By Dale Bass
Kamloops This Week
Alison Sidow sees teaching as more than just bringing knowledge to young people.
She sees it as essential to democracy, of making a difference in the world — a belief passed down through the long line of teachers in her family.
It’s that overriding principle that will guide her when she officially becomes superintendent of the Kamloops-Thompson school district when Karl deBruijn retires at the end of the school year.
Sidow, who joined School District 73 four years ago, said she entered the teaching profession at the best time.
The province had taken a look at education through the 66 public hearings, 54 meetings with teachers and 23 student assemblies Barry Sullivan held as he travelled the province to determine how education should be done in B.C.
Among recommendations he made were placing children in school when they are ready to attend rather than at a certain age. He suggested an upgraded primary system so what is now grades 1 to 3 would see one group of children moving at their own speed.
Sullivan also recommended a common curriculum from grades 1 through 10 and teachers trained to work in teams to teach the subjects.
Sidow started teaching in the small northern B.C. town of Houston during that time and found herself immediately doing what Sullivan was suggesting. Through an innovation grant, three teachers worked together as a team to teach students in grades 8 and 9.

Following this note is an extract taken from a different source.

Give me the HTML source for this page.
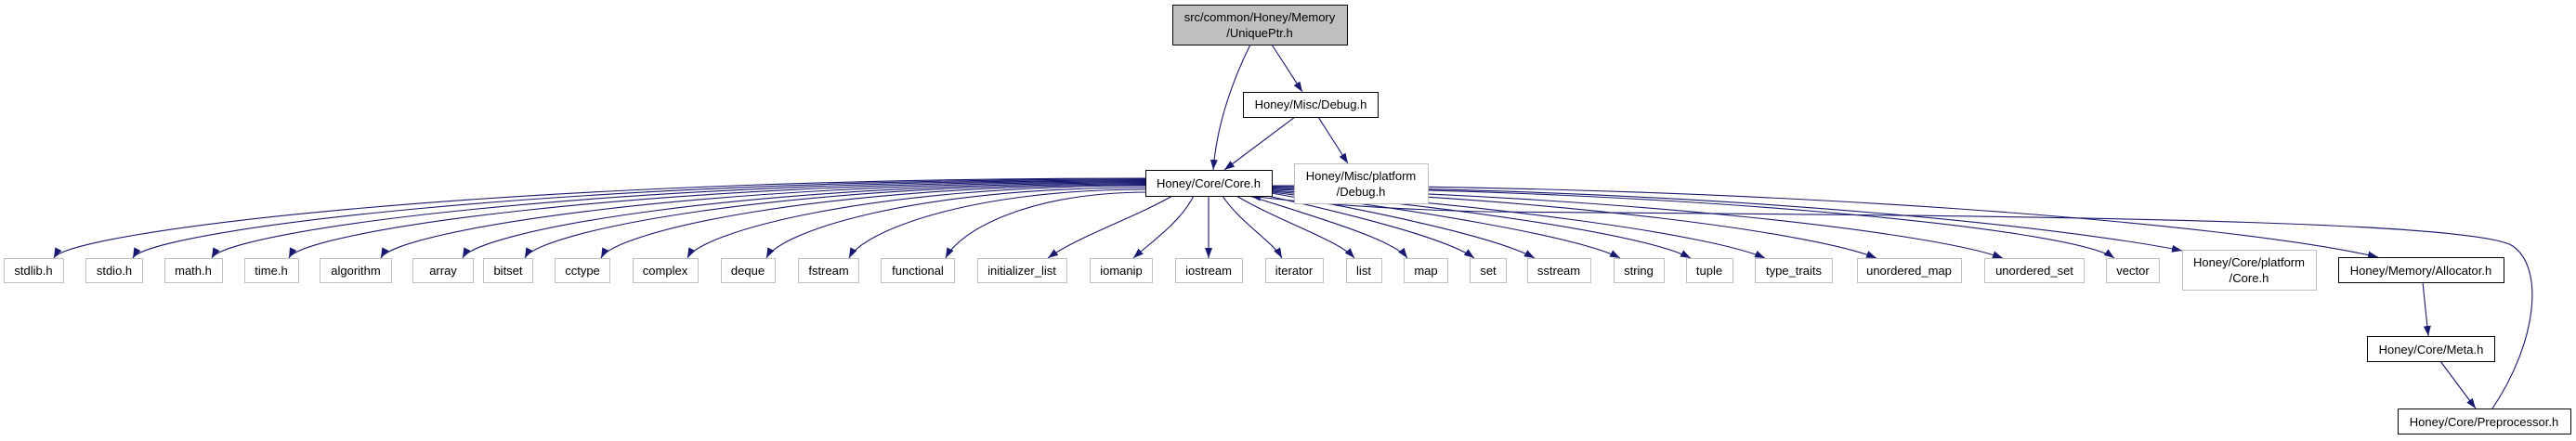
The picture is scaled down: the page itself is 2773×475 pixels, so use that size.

“It was quite innovative work at the time and it set me on a path,” Sidow said.
“I fell in love with teaching.”
While she was new to the profession, the other teachers were experienced and it created what Sidow called one of the best learning environments.
The Sullivan recommendations created a firestorm of debate, however, from teachers and parents alike. From that, Sidow realized how important it is to not only focus on the teacher and what they need, but to pay attention to communicating with parents and the broader community, something she said will be a priority for her as she embarks on her new job.
Sidow comes to the position at a unique time.
There is finally labour peace and the district has gone through a major reconfiguration of schools. A new curriculum is being rolled out provincewide, something she anticipates will have an impact on how the district is run.
Sidow also takes over at a time when two other key longtime teachers and administrators are retiring: John Churchley and Art Blackwell.
“That’s a lot of institutional memory walking out the door,” Sidow said of her colleagues, noting it will have an impact on the district’s ongoing succession planning.
Sidow has always been drawn to leadership. Even as a young student, she sought out those roles. While she was a well-rounded and successful student, others in her family did not find learning as easy.
Her brother had special needs, she said, and it made her sensitive to inclusion, something she focused on when she first came to the school district, succeeding Marilyn McLean in student support services.
Sidow’s awareness of the needs of each child was also expanded when she went to India to teach as a volunteer for two years, finding herself mainly teaching children in grades 3 and 4, but also kids up to Grade 12 level.
Kamloops was always on her radar.
Her family was living here when Sidow worked in the Gold Trail school district and spent years commuting. She loved being part of the School District 74, she said, where she was superintendent from 2006 to 2011. While there, a priority was completion rates and she started a push that saw the district improve from 59.1 per cent in 2009 to 81.2 per cent in 2014.
The Kamloops-Thompson district has a unique relationship with First Nations students and their families, Sidow said, another area she wants to see continue to grow.
“The face of education is changing,” Sidow said. “And, as we look forward to changes in the systems, we need our teacher leaders to work side by side with their colleagues.”
The coming years will see a shift in the way classes are taught, she added.
“There will be disagreements around contracts and other things, but it’s important to always be respectful — and keep the students first.”